I realize that when I challenge academia for failure to acknowledge the intelligence expressed through the hands, some might be offended. After all, who am I, a simple teacher and craftsman to challenge modern education? My purpose is not to offend, but to simply assert the value, the intelligence, and dignity of hands-on work and hands-on learning. To that end, I quote the following from Elliot Eisner's the Arts and the Creation of Mind:
"...a lesson that the arts can teach education is that literal language and quantification are not the only means through which human understanding is secured or represented.
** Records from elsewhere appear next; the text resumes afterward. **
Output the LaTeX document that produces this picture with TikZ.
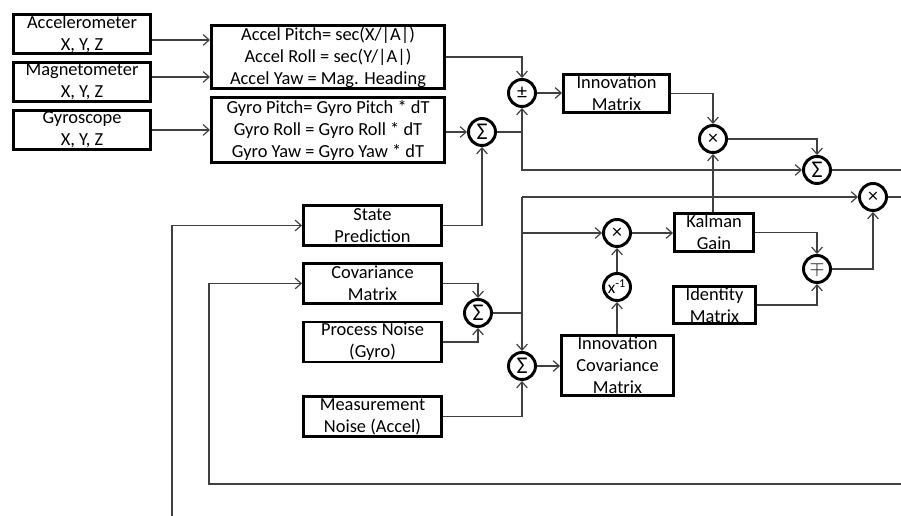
\documentclass[tikz,border=0pt]{standalone}
\usepackage{fontspec}
\setmainfont{Carlito}
\usetikzlibrary{arrows.meta,positioning}

\begin{document}
\begin{tikzpicture}[x=0.75pt,y=-0.75pt,
  blk/.style={draw,line width=2.2pt,inner sep=0pt,align=center,
    font=\fontsize{13.8}{16.5}\selectfont},
  op/.style={draw,circle,line width=2.2pt,minimum size=20.25pt,inner sep=0pt,
    font=\fontsize{15}{15}\selectfont},
  ln/.style={draw=black!75,line width=0.9pt},
  arr/.style={ln,-{Straight Barb[length=4.5pt,width=8pt]}}]
\useasboundingbox (0,0) rectangle (901,516);
% sensors
\node[blk,minimum width=102.75pt,minimum height=29.25pt] (acc) at (82,34) {Accelerometer\\X, Y, Z};
\node[blk,minimum width=102.75pt,minimum height=29.25pt] (mag) at (82,82) {Magnetometer\\X, Y, Z};
\node[blk,minimum width=102.75pt,minimum height=29.25pt] (gyr) at (82,130) {Gyroscope\\X, Y, Z};
% angle estimates
\node[blk,minimum width=174.75pt,minimum height=47.25pt] (accang) at (328,57)
  {Accel Pitch= sec(X/|A|)\\Accel Roll = sec(Y/|A|)\\Accel Yaw = Mag. Heading};
\node[blk,minimum width=174.75pt,minimum height=48.75pt] (gyrang) at (328,130)
  {Gyro Pitch= Gyro Pitch * dT\\Gyro Roll = Gyro Roll * dT\\Gyro Yaw = Gyro Yaw * dT};
% filter blocks
\node[blk,minimum width=103.5pt,minimum height=30pt] (state) at (372.5,225.5) {State\\Prediction};
\node[blk,minimum width=103.5pt,minimum height=30pt] (cov) at (372.5,283.5) {Covariance\\Matrix};
\node[blk,minimum width=103.5pt,minimum height=30pt] (pnoise) at (372.5,342) {Process Noise\\(Gyro)};
\node[blk,minimum width=103.5pt,minimum height=30pt] (mnoise) at (372.5,416.5) {Measurement\\Noise (Accel)};
\node[blk,minimum width=79.5pt,minimum height=28.5pt] (innov) at (616.5,93.5) {Innovation\\Matrix};
\node[blk,minimum width=59.25pt,minimum height=28.5pt] (kgain) at (714,232.5) {Kalman\\Gain};
\node[blk,minimum width=61.5pt,minimum height=27.75pt] (ident) at (714.5,305) {Identity\\Matrix};
\node[blk,minimum width=84pt,minimum height=45pt] (icov) at (617.5,365.5) {Innovation\\Covariance\\Matrix};
% operators
\node[op] (pm) at (522,93) {±};
\node[op] (sgyr) at (482,132) {\fontsize{18}{18}\selectfont Σ};
\node[op] (mul1) at (713,139) {×};
\node[op] (sout) at (817,170) {\fontsize{18}{18}\selectfont Σ};
\node[op] (mul3) at (873,197) {×};
\node[op] (scov) at (478,313) {\fontsize{18}{18}\selectfont Σ};
\node[op] (sinn) at (522,366) {\fontsize{18}{18}\selectfont Σ};
\node[op] (mul2) at (617,233) {×};
\node[op] (inv) at (617,287) {\fontsize{13}{13}\selectfont x\textsuperscript{-1}};
\node[op] (mp) at (817,269) {$\mp$};
% free ends
\coordinate (rt) at (901,0);
\coordinate (fb) at (172,516);
\coordinate (loopr) at (901,484);
\coordinate (loopl) at (209,484);
\coordinate (jt) at (522,197);

\draw[arr] ([yshift=-4.5pt]acc.east) coordinate (a1) -- (a1 -| accang.west);
\draw[arr] ([yshift=3.75pt]mag.east) coordinate (a2) -- (a2 -| accang.west);
\draw[arr] (gyr.east) -- (gyr.east -| gyrang.west);
\draw[arr] (accang) -| (pm);
\draw[arr] (pm) -- (pm -| innov.west);
\draw[arr] (gyrang.east |- sgyr) -- (sgyr);
\draw[arr] (sgyr) -| (pm);
\draw[arr] (sgyr -| pm) |- (sout);
\draw[arr] (innov) -| (mul1);
\draw[arr] (mul1) -| (sout);
\draw[ln] (sout) -- (sout -| rt);
\draw[arr] (kgain.north -| mul1) -- (mul1);
\draw[arr] (state) -| (sgyr);
\draw[arr] (fb) |- (state);
\draw[arr] (loopr) -- (loopl) |- (cov);
\draw[arr] (cov) -| (scov);
\draw[arr] (pnoise) -| (scov);
\draw[ln,line width=1.4pt] (scov) -- (scov -| jt);
\draw[arr] (jt) -- (mul3);
\draw[arr] (jt) -- (sinn);
\draw[arr] (jt |- mul2) -- (mul2);
\draw[arr] (mnoise) -| (sinn);
\draw[arr] (sinn) -- (sinn -| icov.west);
\draw[arr] (icov.north -| inv) -- (inv);
\draw[arr] (inv) -- (mul2);
\draw[arr] (mul2) -- (mul2 -| kgain.west);
\draw[arr] (kgain) -| (mp);
\draw[arr] (ident) -| (mp);
\draw[arr] (mp) -| (mul3);
\draw[ln] (mul3) -- (mul3 -| rt);
\end{tikzpicture}
\end{document}
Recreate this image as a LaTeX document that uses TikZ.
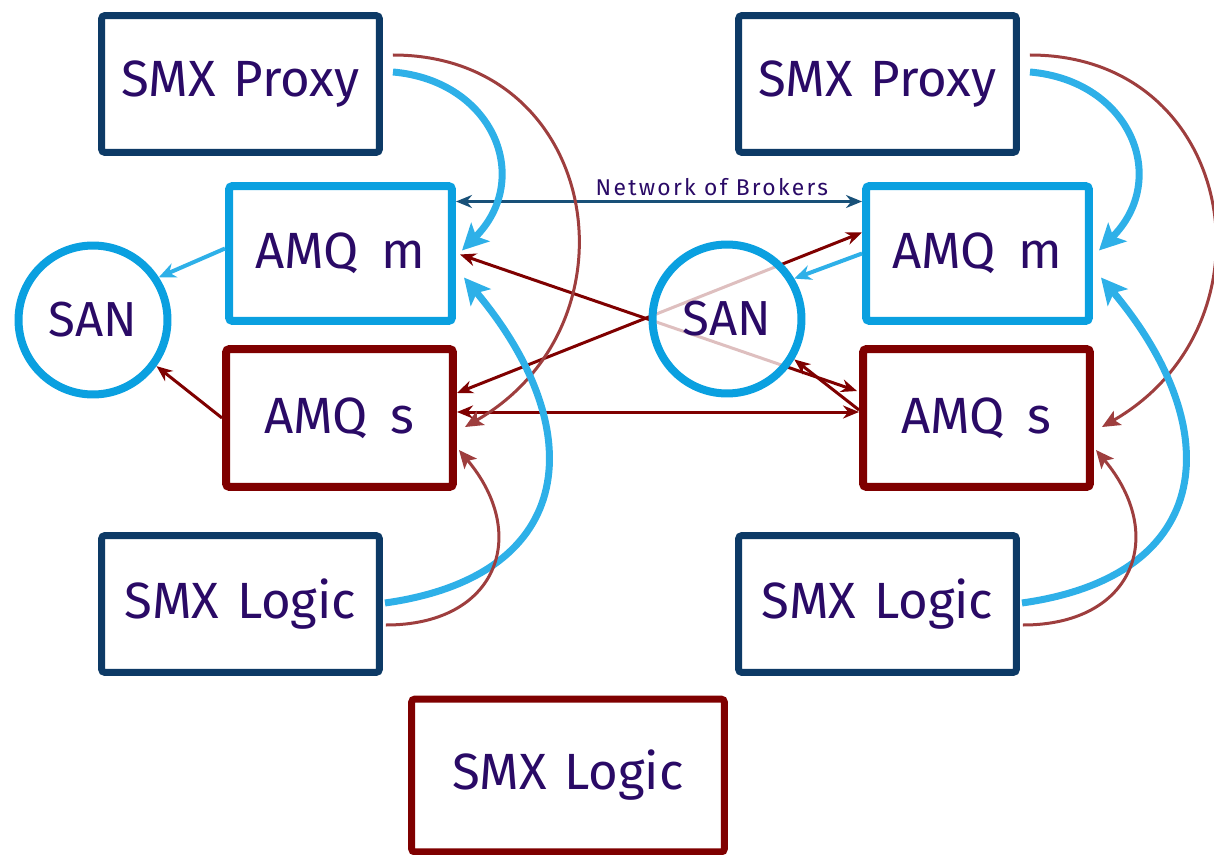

So much of schooling privileges discursive language and the use of number that types of intelligence and forms of understanding not represented in these forms are given marginal status. It must be acknowledged, of course, that the abilities to read, to write, and to compute are of crucial importance. Students who cannot read, write, or compute are in deep trouble. But important though these skills are, they do not encompass all of what people know or the ways in which what they know is given public status. We appeal to poetry to say what cannot be expressed in literal language. We secure from images ideas and other forms of experience that elude discursive description. We experience through music qualities of lived experience that cannot be rendered in quantitative form. In short, our sensibilities and the forms of representation associated with them make distinctive contributions to what we notice, grasp and understand. As Pascal said, 'The heart has its reasons that the head knows not.'"According to Eisner, "The long term result of such deprivation is a diminution of the varieties of life that students are able to lead." Is the purpose of education to diminish and deprive or to enable? We hope for the latter. The purposeful engagement of the hands provides an answer to what ails American education.
Make, fix and create. Assist others in learning likewise.